Conventional power management methods of networked microgrids (NMGs) are limited to the failure of pinned communication terminals and heavy communication burdens. This paper proposes a multilevel dynamic master-slave control strategy via two-level dynamic leaders to realize the resilience enhanced power management of NMGs. The first level dynamic leader with considerations of distributed energy resources (DERs) feature is selected to guide the output of DERs and achieve the power management within individual microgrid (MG). Subsequently, the secondary level leader considering each MG feature is selected among the bidirectional interlinking converters (BICs), whose signals would be shared with other BICs by communication to achieve power management among MGs. Moreover, the local weight selecting method (LWSM) is proposed to automatically select the two-level dynamic leaders according to the real-time system operation state. Compared with conventional methods, the communication among MGs is essentially realized through the dynamic DER leaders instead of pinned ones.
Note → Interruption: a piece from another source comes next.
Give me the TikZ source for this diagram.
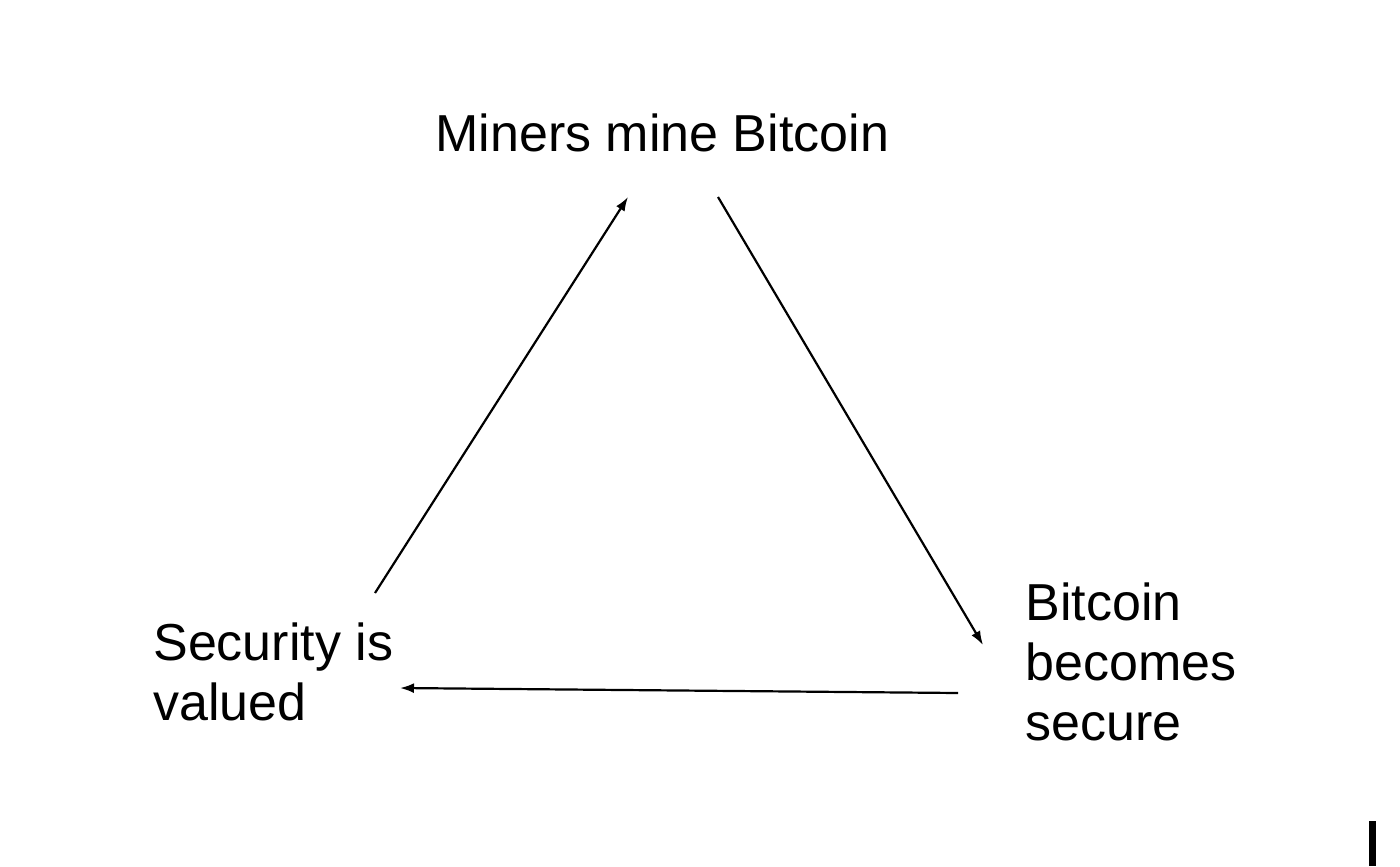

Therefore, unreliability issues in the event of pinned terminal outage and converters' communication failure can be fully addressed and the communication bus within each only needs to transmit one DER's signals. The proposed strategy can be also extended to NMGs with various topologies and provide the "plug and play" capabilities of DERs or MGs. Finally, the effectiveness and feasibility of the proposed strategy are verified through the PSCAD/EMTDC platform.